What’s particularly useful is his breakdown of well-known frameworks like the Innovation Adoption Curve, Moore’s Law, and the Gartner Hype Cycle. Elyashiv doesn’t just recite them — he critiques, contextualizes, and synthesizes them into a cohesive model that today’s investors can actually use.
Many analysts caution against conflating buzz with breakthroughs, and Elyashiv nails this distinction. He argues that to succeed, one must track where a technology sits on the curve and align that with external forcefield conditions. His examples — Apple’s iPhone versus Google Glass, or AI’s early false starts compared to its current explosion — underscore the difference between being first and being right.
The Quantum Revolution: More Than Just Quantum Computing
One of the most valuable insights in the book is how Elyashiv defines the Quantum Revolution not as a narrow field of physics-based computing but as a broader convergence of three powerful trends: artificial intelligence, blockchain, and quantum computing.
Each of these technologies has the potential to reshape industries on its own, but together, their intersection creates a multiplier effect. AI makes sense of massive data sets, blockchain ensures trust and transparency, and quantum computing unlocks previously unsolvable computational challenges.

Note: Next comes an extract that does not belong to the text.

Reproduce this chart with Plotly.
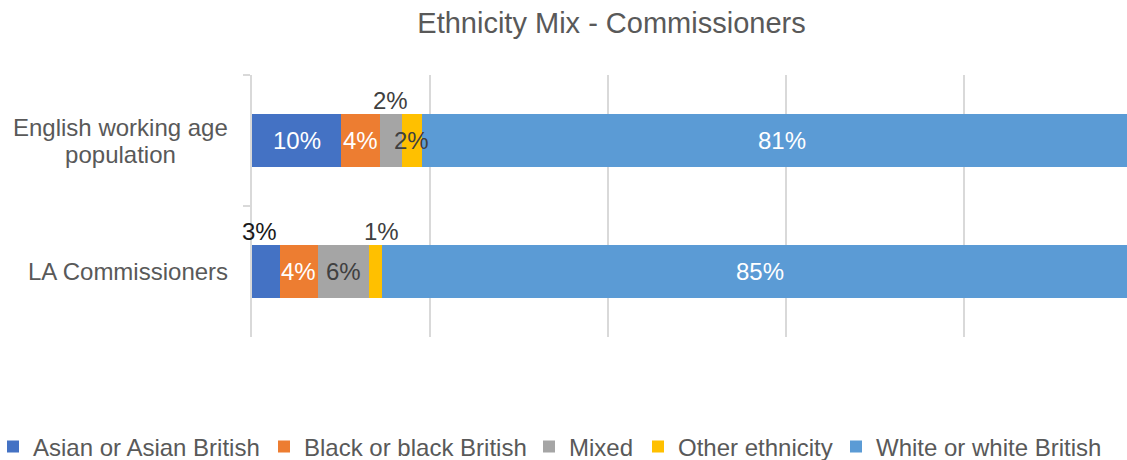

This convergence theme is something we track constantly at Securities.io — not just within the “deep tech” sector, but across health tech, financial services, logistics, climate solutions, and more. Elyashiv’s analysis reaffirms our belief that the biggest winners of this decade won’t come from isolated tech plays, but from platforms and infrastructure players at the crossroads of multiple revolutions.
Practical Guidance Without Hype
Although the subject matter is visionary, the book is impressively grounded. Elyashiv doesn’t offer stock tips or superficial trendspotting. Instead, he equips the reader with decision-making tools: how to assess adoption readiness, how to identify inflection points, and how to separate noise from signal.
One especially compelling section is on the acceleration of adoption cycles — a topic we frequently write about. In the past, it took decades for revolutionary tech to reach 50 million users. Today, it can happen in weeks. Elyashiv compares electricity (46 years) with ChatGPT (2 months), illustrating just how much the game has changed. This is of course due to Moore’s Law as well as Ray Kurzweil’s Law of Accelerating Returns.
And yet, he reminds us of the importance of timing. Many innovations stall because the supporting infrastructure isn’t ready. The light bulb didn’t transform the world until electric grids and factories were redesigned to make use of it.
Our Takeaway: Why This Book Matters
Our mission has always been to help readers identify and invest in the technologies shaping our future. Elyashiv’s Investing in Revolutions: Creating Wealth from Transformational Technology Waves reads like a kindred roadmap. It doesn’t just echo our belief in the inevitability of disruption — it strengthens it.
It’s for readers who want to build conviction around long-term investments in complex, paradigm-shifting technologies — not those looking for speculative moonshots. It rewards patient capital, deep curiosity, and systems-level thinking. It’s one of the few books we’ve come across that is as valuable for seasoned investors as it is for those just beginning to explore exponential technologies.
If you’re an investor, analyst, or entrepreneur trying to make sense of what’s next, this book will sharpen your lens. And if you’ve been following our work at Securities.io, it will feel like home.